**Instructions to follow**
Restate the listing that follows word for word, without its pictures.

— START OF Source material —

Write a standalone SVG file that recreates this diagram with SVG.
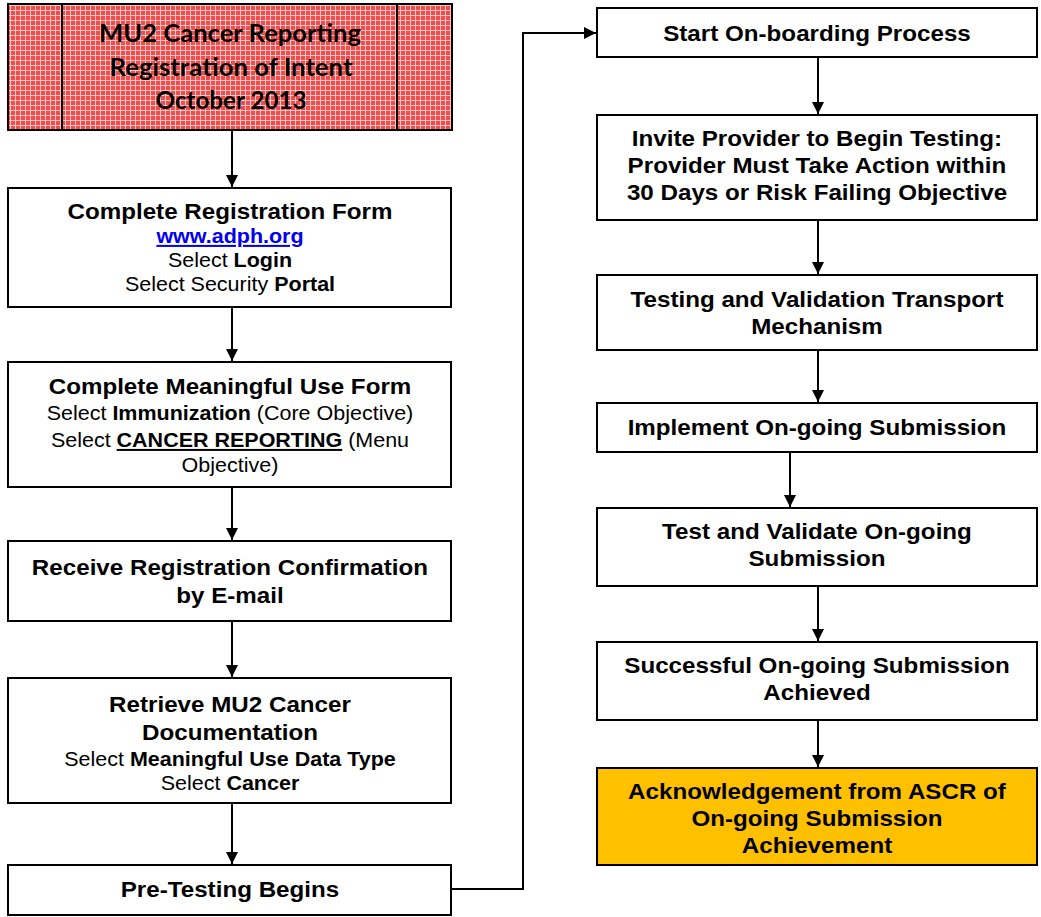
<svg xmlns="http://www.w3.org/2000/svg" width="1041" height="917" viewBox="0 0 1041 917">
<style>
.box{fill:#fff;stroke:#000;stroke-width:2}
.t{font-family:"Liberation Sans",Arial,sans-serif;font-weight:bold;font-size:22.5px;text-anchor:middle;fill:#000}
.n{font-family:"Liberation Sans",Arial,sans-serif;font-size:20px;text-anchor:middle;fill:#000}
.c{font-family:Lato,"Open Sans",sans-serif;font-weight:bold;font-size:24px;text-anchor:middle;fill:#000}
.b{font-weight:bold}
.con{fill:none;stroke:#000;stroke-width:2}
</style>
<defs>
<pattern id="grid" width="5" height="5" patternUnits="userSpaceOnUse">
<rect width="5" height="5" fill="#f24c4c"/>
<path d="M0 0.5H5M0.5 0V5" stroke="#ffc4c4" stroke-width="1"/>
</pattern>
<marker id="ah" markerWidth="12" markerHeight="12" refX="12" refY="6" orient="auto" markerUnits="userSpaceOnUse">
<path d="M0 0L12 6L0 12Z" fill="#000"/>
</marker>
</defs>
<g id="connectors">
<line class="con" x1="232" y1="131" x2="232" y2="187" marker-end="url(#ah)"/>
<line class="con" x1="232" y1="307" x2="232" y2="361" marker-end="url(#ah)"/>
<line class="con" x1="232" y1="487" x2="232" y2="540" marker-end="url(#ah)"/>
<line class="con" x1="232" y1="621" x2="232" y2="677" marker-end="url(#ah)"/>
<line class="con" x1="232" y1="803" x2="232" y2="864" marker-end="url(#ah)"/>
<polyline class="con" points="452,889 523,889 523,33 596,33" marker-end="url(#ah)"/>
<line class="con" x1="818" y1="57" x2="818" y2="114" marker-end="url(#ah)"/>
<line class="con" x1="818" y1="220" x2="818" y2="274" marker-end="url(#ah)"/>
<line class="con" x1="818" y1="350" x2="818" y2="402" marker-end="url(#ah)"/>
<line class="con" x1="790" y1="452" x2="790" y2="507" marker-end="url(#ah)"/>
<line class="con" x1="818" y1="586" x2="818" y2="641" marker-end="url(#ah)"/>
<line class="con" x1="818" y1="720" x2="818" y2="767" marker-end="url(#ah)"/>
</g>
<g id="n-intent">
<rect x="8" y="4" width="444" height="126" fill="url(#grid)" stroke="#000" stroke-width="2"/>
<line x1="62" y1="4" x2="62" y2="130" stroke="#000" stroke-width="2"/>
<line x1="397" y1="4" x2="397" y2="130" stroke="#000" stroke-width="2"/>
<text class="c" x="230" y="42" textLength="262" lengthAdjust="spacingAndGlyphs">MU2 Cancer Reporting</text>
<text class="c" x="231" y="76" textLength="243" lengthAdjust="spacingAndGlyphs">Registration of Intent</text>
<text class="c" x="231" y="109" textLength="151" lengthAdjust="spacingAndGlyphs">October 2013</text>
</g>
<g id="n-regform">
<rect class="box" x="8" y="188" width="443" height="119"/>
<g transform="matrix(1.075,0,0,1,-17.25,0)">
<text class="t" x="230" y="219">Complete Registration Form</text>
<text class="n b" x="230" y="243" text-decoration="underline" style="fill:#0000ee">www.adph.org</text>
<text class="n" x="230" y="267">Select <tspan class="b">Login</tspan></text>
<text class="n" x="230" y="291">Select Security <tspan class="b">Portal</tspan></text>
</g>
</g>
<g id="n-muform">
<rect class="box" x="8" y="362" width="443" height="125"/>
<g transform="matrix(1.075,0,0,1,-17.25,0)">
<text class="t" x="230" y="394">Complete Meaningful Use Form</text>
<text class="n" x="230" y="420">Select <tspan class="b">Immunization</tspan> (Core Objective)</text>
<text class="n" x="230" y="447">Select <tspan class="b" text-decoration="underline">CANCER REPORTING</tspan> (Menu</text>
<text class="n" x="230" y="472">Objective)</text>
</g>
</g>
<g id="n-confirm">
<rect class="box" x="8" y="541" width="443" height="80"/>
<g transform="matrix(1.075,0,0,1,-17.25,0)">
<text class="t" x="230" y="575">Receive Registration Confirmation</text>
<text class="t" x="230" y="603">by E-mail</text>
</g>
</g>
<g id="n-docs">
<rect class="box" x="8" y="678" width="443" height="125"/>
<g transform="matrix(1.075,0,0,1,-17.25,0)">
<text class="t" x="230" y="712">Retrieve MU2 Cancer</text>
<text class="t" x="230" y="740">Documentation</text>
<text class="n" x="230" y="766">Select <tspan class="b">Meaningful Use Data Type</tspan></text>
<text class="n" x="230" y="790">Select <tspan class="b">Cancer</tspan></text>
</g>
</g>
<g id="n-pretest">
<rect class="box" x="8" y="865" width="443" height="50"/>
<text class="t" x="230" y="897" transform="matrix(1.075,0,0,1,-17.25,0)">Pre-Testing Begins</text>
</g>
<g id="n-onboard">
<rect class="box" x="597" y="8" width="440" height="49"/>
<text class="t" x="817" y="41" transform="matrix(1.075,0,0,1,-61.275,0)">Start On-boarding Process</text>
</g>
<g id="n-invite">
<rect class="box" x="597" y="115" width="440" height="105"/>
<g transform="matrix(1.075,0,0,1,-61.275,0)">
<text class="t" x="817" y="146">Invite Provider to Begin Testing:</text>
<text class="t" x="817" y="173">Provider Must Take Action within</text>
<text class="t" x="817" y="200">30 Days or Risk Failing Objective</text>
</g>
</g>
<g id="n-transport">
<rect class="box" x="597" y="275" width="440" height="75"/>
<g transform="matrix(1.075,0,0,1,-61.275,0)">
<text class="t" x="817" y="307">Testing and Validation Transport</text>
<text class="t" x="817" y="334">Mechanism</text>
</g>
</g>
<g id="n-implement">
<rect class="box" x="597" y="403" width="440" height="49"/>
<text class="t" x="817" y="435" transform="matrix(1.075,0,0,1,-61.275,0)">Implement On-going Submission</text>
</g>
<g id="n-testvalidate">
<rect class="box" x="597" y="508" width="440" height="78"/>
<g transform="matrix(1.075,0,0,1,-61.275,0)">
<text class="t" x="817" y="539">Test and Validate On-going</text>
<text class="t" x="817" y="566">Submission</text>
</g>
</g>
<g id="n-success">
<rect class="box" x="597" y="642" width="440" height="78"/>
<g transform="matrix(1.075,0,0,1,-61.275,0)">
<text class="t" x="817" y="673">Successful On-going Submission</text>
<text class="t" x="817" y="700">Achieved</text>
</g>
</g>
<g id="n-ack">
<rect x="597" y="768" width="440" height="97" fill="#ffc000" stroke="#000" stroke-width="2"/>
<g transform="matrix(1.075,0,0,1,-61.275,0)">
<text class="t" x="817" y="799">Acknowledgement from ASCR of</text>
<text class="t" x="817" y="826">On-going Submission</text>
<text class="t" x="817" y="853">Achievement</text>
</g>
</g>
</svg>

— END OF Source material —

**Final result**
Write a standalone SVG file that recreates this diagram with SVG.
<svg xmlns="http://www.w3.org/2000/svg" width="1041" height="917" viewBox="0 0 1041 917">
<style>
.box{fill:#fff;stroke:#000;stroke-width:2}
.t{font-family:"Liberation Sans",Arial,sans-serif;font-weight:bold;font-size:22.5px;text-anchor:middle;fill:#000}
.n{font-family:"Liberation Sans",Arial,sans-serif;font-size:20px;text-anchor:middle;fill:#000}
.c{font-family:Lato,"Open Sans",sans-serif;font-weight:bold;font-size:24px;text-anchor:middle;fill:#000}
.b{font-weight:bold}
.con{fill:none;stroke:#000;stroke-width:2}
</style>
<defs>
<pattern id="grid" width="5" height="5" patternUnits="userSpaceOnUse">
<rect width="5" height="5" fill="#f24c4c"/>
<path d="M0 0.5H5M0.5 0V5" stroke="#ffc4c4" stroke-width="1"/>
</pattern>
<marker id="ah" markerWidth="12" markerHeight="12" refX="12" refY="6" orient="auto" markerUnits="userSpaceOnUse">
<path d="M0 0L12 6L0 12Z" fill="#000"/>
</marker>
</defs>
<g id="connectors">
<line class="con" x1="232" y1="131" x2="232" y2="187" marker-end="url(#ah)"/>
<line class="con" x1="232" y1="307" x2="232" y2="361" marker-end="url(#ah)"/>
<line class="con" x1="232" y1="487" x2="232" y2="540" marker-end="url(#ah)"/>
<line class="con" x1="232" y1="621" x2="232" y2="677" marker-end="url(#ah)"/>
<line class="con" x1="232" y1="803" x2="232" y2="864" marker-end="url(#ah)"/>
<polyline class="con" points="452,889 523,889 523,33 596,33" marker-end="url(#ah)"/>
<line class="con" x1="818" y1="57" x2="818" y2="114" marker-end="url(#ah)"/>
<line class="con" x1="818" y1="220" x2="818" y2="274" marker-end="url(#ah)"/>
<line class="con" x1="818" y1="350" x2="818" y2="402" marker-end="url(#ah)"/>
<line class="con" x1="790" y1="452" x2="790" y2="507" marker-end="url(#ah)"/>
<line class="con" x1="818" y1="586" x2="818" y2="641" marker-end="url(#ah)"/>
<line class="con" x1="818" y1="720" x2="818" y2="767" marker-end="url(#ah)"/>
</g>
<g id="n-intent">
<rect x="8" y="4" width="444" height="126" fill="url(#grid)" stroke="#000" stroke-width="2"/>
<line x1="62" y1="4" x2="62" y2="130" stroke="#000" stroke-width="2"/>
<line x1="397" y1="4" x2="397" y2="130" stroke="#000" stroke-width="2"/>
<text class="c" x="230" y="42" textLength="262" lengthAdjust="spacingAndGlyphs">MU2 Cancer Reporting</text>
<text class="c" x="231" y="76" textLength="243" lengthAdjust="spacingAndGlyphs">Registration of Intent</text>
<text class="c" x="231" y="109" textLength="151" lengthAdjust="spacingAndGlyphs">October 2013</text>
</g>
<g id="n-regform">
<rect class="box" x="8" y="188" width="443" height="119"/>
<g transform="matrix(1.075,0,0,1,-17.25,0)">
<text class="t" x="230" y="219">Complete Registration Form</text>
<text class="n b" x="230" y="243" text-decoration="underline" style="fill:#0000ee">www.adph.org</text>
<text class="n" x="230" y="267">Select <tspan class="b">Login</tspan></text>
<text class="n" x="230" y="291">Select Security <tspan class="b">Portal</tspan></text>
</g>
</g>
<g id="n-muform">
<rect class="box" x="8" y="362" width="443" height="125"/>
<g transform="matrix(1.075,0,0,1,-17.25,0)">
<text class="t" x="230" y="394">Complete Meaningful Use Form</text>
<text class="n" x="230" y="420">Select <tspan class="b">Immunization</tspan> (Core Objective)</text>
<text class="n" x="230" y="447">Select <tspan class="b" text-decoration="underline">CANCER REPORTING</tspan> (Menu</text>
<text class="n" x="230" y="472">Objective)</text>
</g>
</g>
<g id="n-confirm">
<rect class="box" x="8" y="541" width="443" height="80"/>
<g transform="matrix(1.075,0,0,1,-17.25,0)">
<text class="t" x="230" y="575">Receive Registration Confirmation</text>
<text class="t" x="230" y="603">by E-mail</text>
</g>
</g>
<g id="n-docs">
<rect class="box" x="8" y="678" width="443" height="125"/>
<g transform="matrix(1.075,0,0,1,-17.25,0)">
<text class="t" x="230" y="712">Retrieve MU2 Cancer</text>
<text class="t" x="230" y="740">Documentation</text>
<text class="n" x="230" y="766">Select <tspan class="b">Meaningful Use Data Type</tspan></text>
<text class="n" x="230" y="790">Select <tspan class="b">Cancer</tspan></text>
</g>
</g>
<g id="n-pretest">
<rect class="box" x="8" y="865" width="443" height="50"/>
<text class="t" x="230" y="897" transform="matrix(1.075,0,0,1,-17.25,0)">Pre-Testing Begins</text>
</g>
<g id="n-onboard">
<rect class="box" x="597" y="8" width="440" height="49"/>
<text class="t" x="817" y="41" transform="matrix(1.075,0,0,1,-61.275,0)">Start On-boarding Process</text>
</g>
<g id="n-invite">
<rect class="box" x="597" y="115" width="440" height="105"/>
<g transform="matrix(1.075,0,0,1,-61.275,0)">
<text class="t" x="817" y="146">Invite Provider to Begin Testing:</text>
<text class="t" x="817" y="173">Provider Must Take Action within</text>
<text class="t" x="817" y="200">30 Days or Risk Failing Objective</text>
</g>
</g>
<g id="n-transport">
<rect class="box" x="597" y="275" width="440" height="75"/>
<g transform="matrix(1.075,0,0,1,-61.275,0)">
<text class="t" x="817" y="307">Testing and Validation Transport</text>
<text class="t" x="817" y="334">Mechanism</text>
</g>
</g>
<g id="n-implement">
<rect class="box" x="597" y="403" width="440" height="49"/>
<text class="t" x="817" y="435" transform="matrix(1.075,0,0,1,-61.275,0)">Implement On-going Submission</text>
</g>
<g id="n-testvalidate">
<rect class="box" x="597" y="508" width="440" height="78"/>
<g transform="matrix(1.075,0,0,1,-61.275,0)">
<text class="t" x="817" y="539">Test and Validate On-going</text>
<text class="t" x="817" y="566">Submission</text>
</g>
</g>
<g id="n-success">
<rect class="box" x="597" y="642" width="440" height="78"/>
<g transform="matrix(1.075,0,0,1,-61.275,0)">
<text class="t" x="817" y="673">Successful On-going Submission</text>
<text class="t" x="817" y="700">Achieved</text>
</g>
</g>
<g id="n-ack">
<rect x="597" y="768" width="440" height="97" fill="#ffc000" stroke="#000" stroke-width="2"/>
<g transform="matrix(1.075,0,0,1,-61.275,0)">
<text class="t" x="817" y="799">Acknowledgement from ASCR of</text>
<text class="t" x="817" y="826">On-going Submission</text>
<text class="t" x="817" y="853">Achievement</text>
</g>
</g>
</svg>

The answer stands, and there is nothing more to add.